Transmission de la lumière, isolation thermique, incorporation de matériaux agro-sourcés ou de produits issus de process industriels… le béton est un matériau dont les propriétés ne cessent d'évoluer grâce à des programmes de R&D avancés. Anouk Thebault, directeur des relations avec l'environnement professionnel au Cerib, nous en dit plus.

Batiactu : Quelles sont les innovations auxquelles il faut s'attendre dans le monde du béton ?
Anouk Thebault : Il y a des champs assez différents. L'une des grandes thématiques est l'économie circulaire avec l'intégration de constituants réduisant l'impact environnemental du matériau. Il faut donc travailler en prenant en compte le recyclage amont, c'est-à-dire en intégrant des co-produits issus d'autres filières industrielles. On connaît déjà l'exemple du laitier de haut-fourneau à la place d'une partie du clinker, ce qui est classique. Mais il y a des expérimentations d'intégration de boues de papeteries. Et un travail avec les cendres issues des centrales biomasses. Ou encore l'intégration de fibres issues de déchets textiles dans des bétons fibrés.

 

Batiactu : L'incorporation de composants bio-sourcés est-elle une autre tendance de fond ?
Anouk Thebault : On peut en effet utiliser des composants agro-sourcés plutôt que minéraux dans ce qu'on appelle les bétons végétaux.
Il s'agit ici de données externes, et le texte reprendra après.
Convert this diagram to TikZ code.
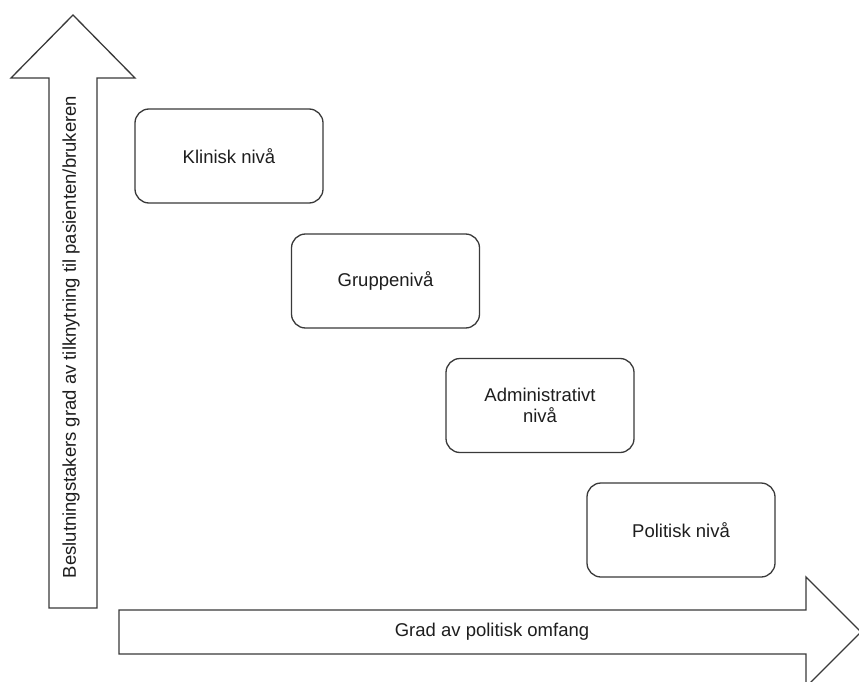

Par exemple du chanvre, du lin, du miscanthus ou de la bagasse de canne à sucre dans les départements d'outre-mer. L'enjeu est de faire de ces bétons des matériaux porteurs et nous arrivons aujourd'hui à avoir un béton structurel en travaillant sur les dosages, les liants et les proportions. Nous en sommes à la phase d'expérimentation économique avec les industriels et la piste est en cours de validation technique.
Ce qui est important est la notion d'ancrage dans les territoires de la filière béton. Elle s'adapte à la tradition agricole ou industrielle locale et elle travaille ainsi mieux avec le territoire. Tout le monde est ainsi gagnant avec des filières courtes qui réduisent l'impact environnemental. Les déchets de conchyliculture peuvent également être utilisés dans le béton. C'est une piste de développement local.

 

Batiactu : L'utilisation systématique de ressources locales peut-elle être une difficulté ?
Anouk Thebault : A la Réunion, le Cerib (Centre d'études et de recherche de l'industrie du béton) intervient sur la question de la durabilité des bétons qui utilisent des granulats locaux, issus de roches volcaniques, pour un usage marin dans le cadre du grand chantier de la nouvelle route du littoral. Il s'agit d'avoir l'assurance sur la résistance du matériau dans le temps grâce à des analyses, des formulations et des essais.
L'intégration de sédiments fluviaux ou maritimes a fait l'objet d'une initiative. Mais elle n'est pas probante économiquement. Et il y a un problème de durabilité du matériau issu de sédiments marins, avec la présence de chlorure. De plus, l'approvisionnement est un peu complexe. Cette solution restera donc locale pour une question de disponibilité de la ressource.

 

Batiactu : Et les nouvelles propriétés que l'on pourrait conférer au béton lui-même, quelles sont elles ?
Anouk Thebault : Il est déjà possible de lui adjoindre des fonctionnalités comme la dépollution ou la capacité de s'auto-nettoyer. Ces produits existent déjà aujourd'hui. Mais dans les usages du matériau, il faut envisager des performances thermiques très améliorées grâce à des bétons ultralégers. Les bétons drainants se développent également, en préfabriqué ou en prêt à l'emploi, avec des mises en œuvre différentes. Il s'agit d'un matériau dont la structure est travaillée pour permettre le passage de l'eau, ce qui est utile pour les zones urbaines où il faut mieux maîtriser les phénomènes d'inondation liés à la perméabilisation des sols. Le béton devient donc poreux mais conserve ses capacités de portance.
Autre axe de recherche, les bétons qui font passer la lumière ou la chaleur et la fraîcheur, en intégrant des systèmes. Nous travaillons sur un projet européen, "Bright Wall", qui vise à développer une formulation et une mise en œuvre spécifiques afin d'intégrer la lumière à la demande dans des murs en béton. Il sera donc translucide mais également muni d'un contrôle dynamique de la transmission lumineuse. Quant à la chaleur et la fraîcheur, après les bétons isolants structurels, l'étape suivante consiste à faire circuler des fluides à l'intérieur du matériau. Il dispose déjà d'atouts par rapport à l'inertie, mais il faut aller un cran plus loin. Là aussi c'est un véritable axe de recherche, qui constitue une piste intéressante pour les années à venir.